Sysadmin Mega Thread

lol

Ive used 1.5T per PV before…

Pretty sure you can go much higher.

depends on your backend storage really and how many paths to storage you have and the number of storage processors on the SAN…

Like if the volumes are on different datastores?

Just a heads up - this is a virtual machine that is acting as a samba server. The backend are datastores on SAN.

If you extend a vg onto multiple SAN-backed pvs and one goes down, then it will all go down, but otherwise should be fine…

2 Likes

( by datastore you mean a vmware volume for keeping vmdk files…)?

It shouldnt matter that much.

Im overthinking it.
Just size the PVs so you dont have to add but maybe one or two a year as it grows…imo

Migrated my public IP block in the DC remotely. Thankful for 2 things:

  1. Uplink is plugged into the switch and VLAN’d to the firewall. Would have been more difficult if it was connected directly. Allowed me to backdoor myself through a VM via wireguard on the new IP block before taking the old one down.

  2. When I set up the Edgerouter, I abstracted the public IPs into a group instead of hard coding it into the firewall rules. Only had to change the WAN interface address, default gateway and the WAN IP group. Didn’t have to touch firewall or NAT rules.

1 Like

9 posts were split to a new topic: Switch Hardware vs Bridged NICs in OpenBSD

My challenge for the day is to migrate the data from a smaller volume to a larger volume. The volume contains the files and folders which are shared out by a SAMBA server hosted on a linux server. The migration must move all the file hierarchy of the share, along with all attributes to the new volume.

In the past, I’ve used rsync to do filesystem level copies to move data to smaller volumes. However, I’ve never done this with a SAMBA share.

Basically, I’m going to mount a second larger volume as /smbshare_new. Next, I need to migrate the data from /smbshare to /smbshare_new. To do this my plan is to run:

 rsync -aHAXxSP /smbshare /smbshare_new

That should get the initial buik transfer out of the way. When I have my outage,

  1. Stop SMB Service
  2. Run Rsync again to update all changes
  3. diff -r /smbshare /smbshare_new
  4. mv /smbshare /smbshare_old
  5. mv /smbshare_new /smbshare
  6. restart smb service

The only items I’m concerned are will the sticky bits copy correctly and will swapping the volume create any issues with the SMB service?
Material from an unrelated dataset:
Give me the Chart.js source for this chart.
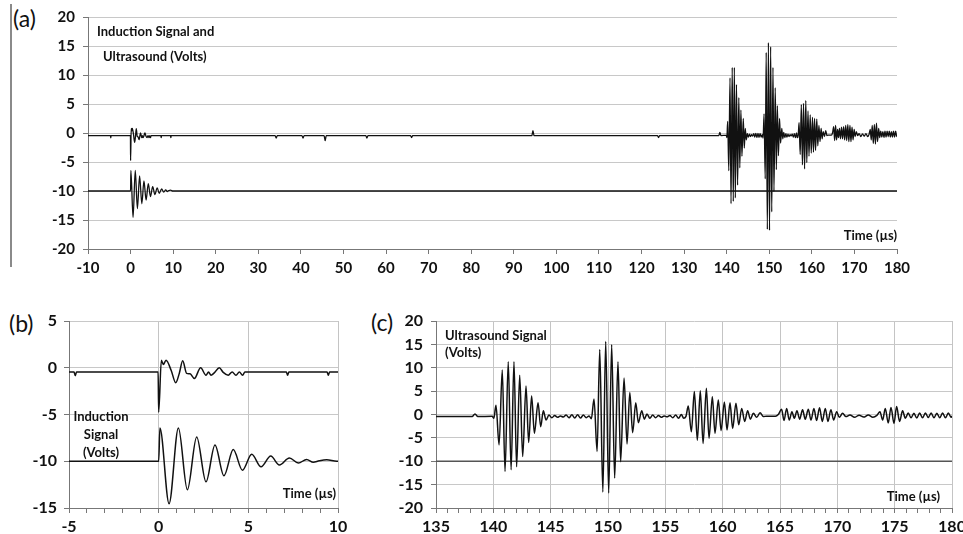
<!DOCTYPE html>
<html lang="en">
<head>
<meta charset="UTF-8">
<title>Induction Signal and Ultrasound</title>
<script src="https://cdn.jsdelivr.net/npm/chart.js"></script>
<style>
  body {
    margin: 0;
    width: 963px;
    height: 534px;
    position: relative;
    overflow: hidden;
    background: #fff;
    font-family: Lato, "Open Sans", sans-serif;
  }
  .box { position: absolute; }
  .tag { position: absolute; font-size: 23px; color: #111; line-height: 1; }
  #frame { position: absolute; left: 10px; top: 4px; width: 2px; height: 263px; background: #8a8a8a; }
</style>
</head>
<body>
<div id="frame"></div>
<div class="tag" style="left:13px;top:7px">(a)</div>
<div class="tag" style="left:9px;top:312px">(b)</div>
<div class="tag" style="left:371px;top:311px">(c)</div>

<div class="box" style="left:0;top:0;width:963px;height:285px"><canvas id="chartA"></canvas></div>
<div class="box" style="left:0;top:290px;width:365px;height:244px"><canvas id="chartB"></canvas></div>
<div class="box" style="left:365px;top:290px;width:610px;height:244px"><canvas id="chartC"></canvas></div>

<script>
// ---- data (time in µs, volts) ----

// upper trace: pickup of the induction pulse around t = 0
const pickupTime  = [-10, -4.72, -4.65, -4.58, -0.03, 0.0, 0.15, 0.26, 0.41, 0.7, 0.95, 1.15, 1.34, 1.56, 1.75, 1.99, 2.34, 2.64, 2.78, 2.92, 3.1, 3.38, 3.6, 3.88, 4.1, 4.31, 4.5, 4.68, 4.81, 7.12, 7.19, 7.26, 9.39, 9.46, 9.53];
const pickupVolts = [-0.45, -0.45, -0.85, -0.45, -0.45, -4.75, 0.8, 0.35, 0.8, -0.3, -1.6, -0.6, 0.75, -0.6, -0.65, -1.15, 0.0, -0.8, -0.45, -0.8, -0.55, 0.0, -0.5, -0.8, -0.45, -0.8, -0.45, -0.8, -0.45, -0.45, -0.8, -0.45, -0.45, -0.8, -0.45];

// upper trace: small stray spikes before the echoes
const spikeTime  = [33.95, 34.2, 34.45, 40.25, 40.5, 40.75, 45.45, 45.7, 45.95, 55.25, 55.5, 55.75, 65.75, 66, 66.25, 94.25, 94.5, 94.75, 123.75, 124, 124.25, 138.15, 138.4, 138.65];
const spikeVolts = [-0.45, -0.9, -0.45, -0.45, -0.9, -0.45, -0.45, -1.3, -0.45, -0.45, -0.9, -0.45, -0.45, -0.8, -0.45, -0.45, 0.4, -0.45, -0.45, -0.8, -0.45, -0.45, 0.1, -0.45];

// upper trace: ultrasound echoes
const echo1Time  = [139.9, 140.05, 140.23, 140.5, 140.78, 141.02, 141.3, 141.55, 141.8, 142.03, 142.3, 142.56, 142.85, 143.08, 143.34, 143.58, 143.9, 144.13, 144.36, 144.6, 144.85, 145.1, 145.35, 145.6, 145.85, 146.1, 146.35, 146.6, 146.85, 147.1, 147.35, 147.6, 147.85, 148.1, 148.35, 148.55];
const echo1Volts = [-0.4, -0.8, 2.0, -6.5, 9.5, -12.2, 11.3, -11.8, 11.3, -11.2, 8.4, -9.0, 6.1, -6.0, 3.95, -4.0, 2.5, -2.6, 0.8, -1.2, -0.1, -0.7, -0.2, -0.6, -0.3, -0.55, -0.1, -0.7, -0.05, -0.75, -0.05, -0.75, -0.1, -0.7, -0.3, -0.9];

const echo2Time  = [148.78, 149.05, 149.28, 149.55, 149.8, 150.06, 150.32, 150.58, 150.87, 151.1, 151.4, 151.66, 151.9, 152.15, 152.42, 152.65, 152.94, 153.17, 153.4, 153.65, 153.9, 154.15, 154.4, 154.65, 154.9, 155.15, 155.4, 155.65, 155.9, 156.15, 156.4, 156.6, 156.8];
const echo2Volts = [3.3, -7.9, 13.9, -16.6, 15.6, -16.8, 14.9, -13.6, 11.3, -10.1, 7.8, -6.3, 4.7, -3.9, 2.5, -1.75, 0.8, -1.0, 0.1, -0.8, -0.1, -0.7, -0.2, -0.6, -0.3, -0.5, -0.2, -0.7, -0.1, -0.8, 0.0, -0.8, -0.4];

const echo3Time  = [157.0, 157.27, 157.53, 157.79, 158.05, 158.29, 158.58, 158.81, 159.1, 159.33, 159.62, 159.86, 160.15, 160.38, 160.64, 160.87, 161.16, 161.4, 161.66, 161.92, 162.18, 162.41, 162.68, 162.97, 163.26, 163.55, 163.8, 164.6];
const echo3Volts = [1.8, -3.7, 4.9, -5.5, 5.1, -6.2, 5.6, -5.1, 3.8, -4.0, 3.1, -3.45, 2.7, -3.3, 2.5, -3.0, 2.4, -2.2, 1.3, -1.5, 0.8, -1.0, 0.25, -0.6, 0.4, -0.45, -0.35, -0.35];

const echo4Time  = [164.85, 165.14, 165.35, 165.58, 165.81, 166.04, 166.25, 166.48, 166.71, 166.97, 167.2, 167.47, 167.7, 167.96, 168.19, 168.45, 168.69, 168.95, 169.18, 169.44, 169.68, 169.94, 170.17, 170.46, 170.75, 171.1, 171.5, 171.9, 172.3, 172.7, 173.1, 173.45];
const echo4Volts = [0.0, 1.1, -1.3, 1.3, -1.2, 0.6, -0.8, 0.8, -1.0, 1.0, -1.0, 1.1, -1.2, 1.3, -1.3, 1.45, -1.5, 1.3, -1.5, 1.0, -1.2, 0.6, -0.6, 0.25, -0.45, -0.1, -0.6, -0.15, -0.55, -0.1, -0.6, -0.2];

const echo5Time  = [173.72, 173.95, 174.18, 174.44, 174.68, 174.94, 175.17, 175.43, 175.69, 175.93, 176.18, 176.43, 176.68, 176.93, 177.18, 177.43, 177.68, 177.93, 178.18, 178.43, 178.68, 178.93, 179.18, 179.43, 179.68, 179.93, 180];
const echo5Volts = [0.6, -1.2, 1.3, -1.8, 1.5, -1.9, 1.7, -1.5, 0.8, -0.8, 0.3, -0.7, 0.25, -0.75, 0.3, -0.7, 0.3, -0.65, 0.3, -0.7, 0.25, -0.7, 0.3, -0.7, 0.3, -0.6, -0.3];

// lower trace: the induction signal, offset to -10 V
const inductionTime  = [-10, 0.0, 0.07, 0.58, 1.10, 1.60, 2.12, 2.64, 3.14, 3.64, 4.16, 4.67, 5.19, 5.71, 6.25, 6.73, 7.29, 7.79, 8.25, 8.62, 8.95, 9.37, 9.93, 180];
const inductionVolts = [-10, -10, -6.45, -14.55, -6.45, -13.05, -7.4, -12.2, -8.25, -11.55, -8.75, -10.95, -9.25, -10.6, -9.45, -10.4, -9.65, -10.2, -9.8, -10.1, -9.95, -9.85, -10, -10];

// ---- build point lists ----
function pairs(ts, vs) {
  return ts.map((t, i) => ({ x: t, y: vs[i] }));
}
const upperTrace = [].concat(
  pairs(pickupTime, pickupVolts),
  pairs(spikeTime, spikeVolts),
  pairs(echo1Time, echo1Volts),
  pairs(echo2Time, echo2Volts),
  pairs(echo3Time, echo3Volts),
  pairs(echo4Time, echo4Volts),
  pairs(echo5Time, echo5Volts)
);
const lowerTrace = pairs(inductionTime, inductionVolts);

const FONT = 'Lato, "Open Sans", sans-serif';
Chart.defaults.font.family = FONT;
Chart.defaults.font.weight = 'bold';
Chart.defaults.color = '#111';

// text notes written on top of each panel
const notes = {
  id: 'notes',
  afterDraw(chart, args, opts) {
    const ctx = chart.ctx;
    ctx.save();
    ctx.fillStyle = '#111';
    ctx.font = 'bold 13px ' + FONT;
    ctx.textBaseline = 'middle';
    (opts.items || []).forEach(n => {
      ctx.textAlign = n.align || 'left';
      ctx.fillText(n.text, n.x, n.y);
    });
    ctx.restore();
  }
};

function drawPanel(id, cfg) {
  const minorX = cfg.minor;
  return new Chart(document.getElementById(id), {
    type: 'line',
    data: {
      datasets: [
        { data: upperTrace, borderColor: '#111', borderWidth: cfg.lw, pointRadius: 0, cubicInterpolationMode: 'monotone' },
        { data: lowerTrace, borderColor: cfg.lowColor, borderWidth: cfg.lw, pointRadius: 0, cubicInterpolationMode: 'monotone' }
      ]
    },
    options: {
      responsive: true,
      maintainAspectRatio: false,
      animation: false,
      events: [],
      layout: { padding: cfg.pad },
      plugins: {
        legend: { display: false },
        tooltip: { enabled: false },
        notes: { items: cfg.notes }
      },
      scales: {
        x: {
          type: 'linear',
          min: cfg.xmin,
          max: cfg.xmax,
          afterFit: s => { s.height = cfg.xh; },
          ticks: {
            stepSize: minorX ? 1 : 10,
            autoSkip: false,
            maxRotation: 0,
            padding: cfg.xpad,
            font: { size: cfg.fs },
            callback: v => (!minorX || Math.round(v) % 5 === 0) ? String(Math.round(v)) : ''
          },
          grid: {
            drawOnChartArea: minorX,
            color: ctx => (ctx.tick && Math.round(ctx.tick.value) % 5 === 0) ? '#c4c4c4' : 'rgba(0,0,0,0)',
            tickColor: '#777',
            tickLength: 5
          },
          border: { color: '#777', width: 1 }
        },
        y: {
          min: cfg.ymin,
          max: cfg.ymax,
          afterFit: s => { s.width = cfg.yw; },
          ticks: { stepSize: 5, padding: cfg.ypad, font: { size: cfg.fs } },
          grid: { color: '#c8c8c8', tickColor: '#777', tickLength: 5 },
          border: { color: '#777', width: 1 }
        }
      }
    },
    plugins: [notes]
  });
}

// (a) full record
drawPanel('chartA', {
  xmin: -10, xmax: 180, ymin: -20, ymax: 20, minor: false,
  pad: { left: 0, right: 66, top: 14, bottom: 0 },
  yw: 88, xh: 36, xpad: 5, ypad: 8, fs: 15, lw: 1.3, lowColor: '#111',
  notes: [
    { text: 'Induction Signal and', x: 97, y: 32 },
    { text: 'Ultrasound (Volts)', x: 103, y: 57 },
    { text: 'Time (µs)', x: 897, y: 236, align: 'right' }
  ]
});

// (b) around the induction pulse
drawPanel('chartB', {
  xmin: -5, xmax: 10, ymin: -15, ymax: 5, minor: true,
  pad: { left: 0, right: 27, top: 31, bottom: 0 },
  yw: 69, xh: 26, xpad: 4, ypad: 7, fs: 16, lw: 1.5, lowColor: '#111',
  notes: [
    { text: 'Induction', x: 101, y: 127, align: 'center' },
    { text: 'Signal', x: 101, y: 145, align: 'center' },
    { text: '(Volts)', x: 101, y: 163, align: 'center' },
    { text: 'Time (µs)', x: 336, y: 204, align: 'right' }
  ]
});

// (c) the ultrasound echoes
drawPanel('chartC', {
  xmin: 135, xmax: 180, ymin: -20, ymax: 20, minor: true,
  pad: { left: 0, right: 23, top: 31, bottom: 0 },
  yw: 71, xh: 26, xpad: 4, ypad: 8, fs: 16, lw: 1.5, lowColor: '#555',
  notes: [
    { text: 'Ultrasound Signal', x: 80, y: 46 },
    { text: '(Volts)', x: 80, y: 63 },
    { text: 'Time (µs)', x: 575, y: 207, align: 'right' }
  ]
});
</script>
</body>
</html>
I’ve been building my test cases, but was wondering if anyone has done something similar?

Found this comment:

Rsync is a very powerful tool, perfectly capable of doing what you are asking. Simply use the following options: -aAX --numeric-ids , where:

  • -a means “archive”, and it implies several other options;
  • -A means “Access Lists”, and it is needed to backup the NTFS security descriptors;
  • -X means “Extended Attributes”, and it copy any additional meta-stream attached to the file;
  • --numeric-ids means to not mangle the UID/GID attached to the files. NOTE: if you Windows and Linux machines have persistent UID/GID (eg: by being joined to a AD/LDAP domain), you can safely skip this option.

I suggest you to directly install CygWin/Rsync on the Windows machine, bypassing the Linux mount entirely. Moreover, please consider using rsync via rsnapshot: it is a very good utility with incremental backup feature.
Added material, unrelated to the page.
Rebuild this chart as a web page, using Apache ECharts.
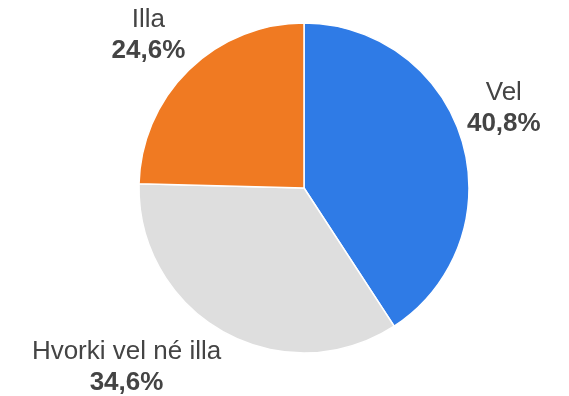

The SAMBA server is a linux machine with about 10 clients. Only one client is Windows.

Does anyone have any experience with this?

Does anyone use Spiceworks?

Came across Uyuni which is SUSE’s fork of Spacewalk. Setting up a test system to see how it performs, seems pretty robust from what I can tell at an initial glance. Only downside so far is that there isn’t a lot of 3rd party info out there about it so the documentation is probably your best friend.

1 Like

Finally got all the parts hooked up to use a Netapp DS4243 to my TrueNAS 2U server.

Twas a long journey.

1 Like

I did not realise there was a ZFS - module for Cockpit yet… still in testing, but seems pretty sweet

1 Like

Wonder if 45drives people helping with that

1 Like

I saw it on the recent Lawrence systems video, and pretty sure Tom mentioned that.

1 Like

anyone setup lancache? i can’t tell if ubuntu server is blocking the ports or snapd is doing something weird with docker. but, dns doesn’t seem to work when i point dns to lancache dns

yes… i made a how-to
with podman…

how long ago?

i disabled ufw and disabled systemd listening on port 53 as per lancahce common TSing. when ever i disabled DNS masq in dd-wrt and set to my ubuntu vm running docker as per my specified in my .env file and yet dns BREAKS, my machines can’t resolve hgtv.com or espn.com etc etc.

said machines can ping ubuntu vm, i do not see any ip conflicts

…what gives…? what am i not seeing and missing.

are there commands i can run to see if my lancache containers can do dnslookups to it’s dns server (8.8.8.8)? is my lancahce dns server starving for dns data?

I wont be much help with ubuntu, sorry.

You can try to exec into the container to run commands.